OPEN CALL: Curating, mediating, producing: the three strategic profiles of IED’s Art Master’s programs

IED Firenze strengthens its advanced training in contemporary art with a set of Master’s programs designed to prepare new cultural professionals who can navigate, interpret, and actively shape today’s art ecosystem. In a field where it is no longer enough to simply “take part” in the processes, the programs emphasize critical thinking, practical competence, and hybrid profiles able to move between different roles, institutions, and production contexts.

The offer is structured around three main areas—Curatorial Practice, Museum Education, and Arts Management—each reflecting a distinct professional pathway while remaining deeply interconnected. Across all programs, students work on real projects and engage in ongoing dialogue with artists, curators, institutions, and cultural producers. This proximity to professional environments helps them understand how contemporary cultural work is built: from research and conceptual development to production, communication, and audience engagement.

Master’s in Curatorial Practice 
The Master’s in Curatorial Practice focuses on the curator as a producer of knowledge, rather than merely an organizer of exhibitions. Curating is treated as a critical tool for constructing narratives and creating meaning, capable of connecting artworks, spaces, and publics. A recent final project, Bones of Tomorrow, developed as a complex exhibition built around a reflection on time and its fractures. The show—an institutional solo presentation in Italy for Georgian artist Andro Eradze—was hosted between Fondazione Palazzo Strozzi’s Project Space and the former Teatro dell’Oriuolo, now home to IED Florence. Guided by Arturo Galansino and Daria Filardo, the project involved the class directly, allowing students to experience the full curatorial workflow, from research and concept definition to production and installation across multiple venues.

Master’s in Museum Education
At the core of the Master’s in Museum Education is mediation: the design of new narrative devices capable of activating relationships between artworks, audiences, and communities. Museum education is framed as a creative and strategic practice that can extend beyond the physical space of the museum and experiment with new formats. The final project Dominae took the form of a podcast series conceived as a sonic extension of an exhibition hosted at Museo Sant’Orsola. Working with archives, testimonies, and contemporary voices, the students brought forgotten women’s stories back into the public realm, demonstrating how museum education can operate in transmedia and participatory territories, where storytelling becomes a tool for inclusion and collective memory.

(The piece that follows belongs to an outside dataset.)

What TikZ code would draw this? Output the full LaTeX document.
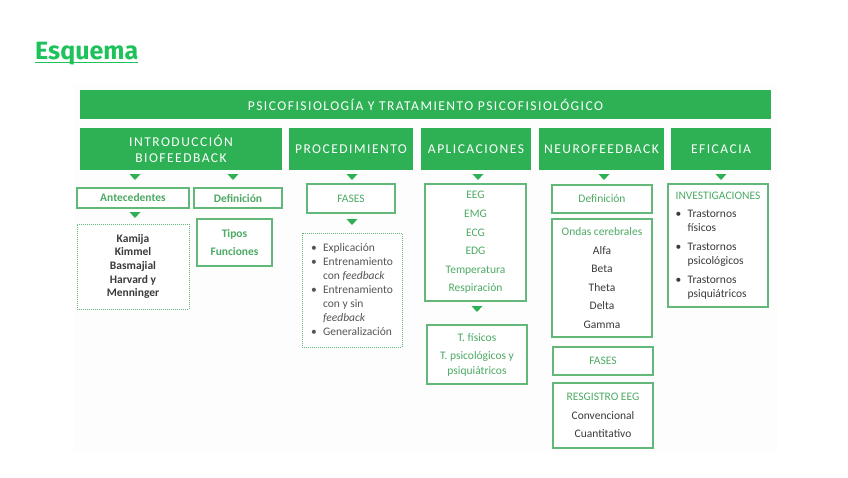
\documentclass[tikz,border=0pt]{standalone}
\usepackage{fontspec}
\setmainfont{Carlito}
\newfontfamily\hdfont[LetterSpace=11]{Carlito}
\newfontfamily\ttlfont{Fira Sans}
\definecolor{G}{HTML}{2DB154}
\definecolor{GB}{HTML}{62B878}
\definecolor{GT}{HTML}{4DAA64}
\definecolor{DK}{HTML}{3A3A3A}
\definecolor{GY}{HTML}{555555}
\definecolor{TT}{HTML}{1EC25A}
\definecolor{BGc}{HTML}{FDFDFD}
\newcommand\mybx[7]{%
  \pgfmathsetmacro\mybw{#4-#2}\pgfmathsetmacro\mybh{#5-#3}%
  \pgfmathsetmacro\mycx{(#2+#4)/2}\pgfmathsetmacro\mycy{(#3+#5)/2}%
  \node[#6, minimum width=\mybw pt, minimum height=\mybh pt] (#1) at (\mycx,\mycy) {#7};}
\newcommand\mytri[2]{\fill[G] (#1-5.5,#2-3) -- (#1+5.5,#2-3) -- (#1,#2+3) -- cycle;}
\newcommand\bul{\makebox[12pt][l]{\textbullet}}
\newcommand\ind{\hspace*{12pt}}
\begin{document}
\begin{tikzpicture}[x=1pt,y=-1pt,
  hdr/.style={fill=G, text=white, inner sep=0pt, align=center, font=\hdfont\fontsize{13.5}{15.5}\selectfont},
  sbox/.style={draw=GB, line width=1.1pt, fill=white, inner sep=0pt, align=center, text=GT, font=\fontsize{11.5}{18.6}\selectfont},
  dbox/.style={draw=GB, line width=0.9pt, dash pattern=on 1pt off 1pt, fill=white, inner sep=0pt, align=center}
]
\useasboundingbox (0,0) rectangle (848,477);
\fill[white] (0,0) rectangle (848,477);
\fill[BGc] (74,84) rectangle (778,452);

% title
\node[inner sep=0pt, anchor=base west, text=TT, font=\ttlfont\bfseries\fontsize{25}{25}\selectfont] (title) at (35,59) {Esquema};
\draw[TT, line width=1.8pt] ([yshift=-3.5pt]title.base west) -- ([yshift=-3.5pt]title.base east);

% headers
\mybx{hBan}{80}{90}{771}{119}{hdr}{PSICOFISIOLOGÍA Y TRATAMIENTO PSICOFISIOLÓGICO}
\mybx{hIntro}{80}{128}{282}{170}{hdr}{INTRODUCCIÓN\\BIOFEEDBACK}
\mybx{hProc}{289}{128}{413}{170}{hdr}{PROCEDIMIENTO}
\mybx{hApl}{421}{128}{531}{170}{hdr}{APLICACIONES}
\mybx{hNeu}{539}{128}{664}{170}{hdr}{NEUROFEEDBACK}
\mybx{hEfi}{671}{128}{771}{170}{hdr}{EFICACIA}

% triangles
\mytri{135}{177}\mytri{233}{177}\mytri{352}{177}\mytri{478}{177}\mytri{604}{177}\mytri{721}{177}
\mytri{135}{215}\mytri{352}{222}\mytri{477}{309}

% column 1
\mybx{ant}{77}{188}{189}{208}{sbox}{\bfseries Antecedentes}
\mybx{def1}{194}{188}{282}{208}{sbox}{\bfseries Definición}
\mybx{kam}{77}{224}{189}{309}{dbox, text=DK, font=\bfseries\fontsize{11.5}{13.7}\selectfont}{Kamija\\Kimmel\\Basmajial\\Harvard y\\Menninger}
\mybx{tipos}{197}{219}{272}{266}{sbox, font=\bfseries\fontsize{11.5}{18}\selectfont}{Tipos\\Funciones}

% procedimiento
\mybx{fases1}{307}{184}{395}{213}{sbox}{FASES}
\mybx{proc}{302}{233}{402}{347}{dbox, text=GY, align=left, font=\fontsize{11.5}{14}\selectfont}{\bul Explicación\\\bul Entrenamiento\\\ind con \textit{feedback}\\\bul Entrenamiento\\\ind con y sin\\\ind\textit{feedback}\\\bul Generalización}

% aplicaciones
\mybx{apl}{425}{184}{526}{301}{sbox}{EEG\\EMG\\ECG\\EDG\\Temperatura\\Respiración}
\mybx{tf}{427}{325}{527}{384}{sbox, font=\fontsize{11.5}{15}\selectfont}{T. físicos\\[3pt]T. psicológicos y\\psiquiátricos}

% neurofeedback
\mybx{def2}{552}{185}{652}{213}{sbox}{Definición}
\mybx{ondas}{552}{219}{652}{337}{sbox, text=DK}{{\color{GT}Ondas cerebrales}\\Alfa\\Beta\\Theta\\Delta\\Gamma}
\mybx{fases2}{553}{347}{653}{375}{sbox}{FASES}
\mybx{reg}{553}{383}{653}{448}{sbox, text=DK}{{\color{GT}RESGISTRO EEG}\\Convencional\\Cuantitativo}

% eficacia
\mybx{efi}{668}{184}{768}{307}{sbox, text=DK, align=left, font=\fontsize{11.5}{14}\selectfont}{{\color{GT}INVESTIGACIONES}\\[4pt]\bul Trastornos\\\ind físicos\\[5pt]\bul Trastornos\\\ind psicológicos\\[5pt]\bul Trastornos\\\ind psiquiátricos}
\end{tikzpicture}
\end{document}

Master’s in Arts Management
The Master’s in Arts Management is oriented toward the organizational and production infrastructure of cultural projects. It trains professionals to work across project management, communication, fundraising, and event coordination—skills that are increasingly essential to sustain cultural initiatives and translate ideas into public experiences. In a recent final project, students contributed to the realization of the Videocittà Awards, a prize dedicated to audiovisual art promoted by Videocittà and hosted at the Palazzo dei Congressi. The experience offered an inside look at how large-scale cultural events are financed, planned, communicated, and delivered, highlighting the managerial expertise required to support artistic production in contemporary contexts.

Beyond the Master’s programs, IED Florence continues to expand its arts education portfolio through summer courses and the launch of a new three-year program in Illustration. Together, these pathways outline a training strategy that views the art system as a complex, evolving ecosystem—one that requires professionals able not only to interpret the present, but also to build the cultural infrastructures of the future.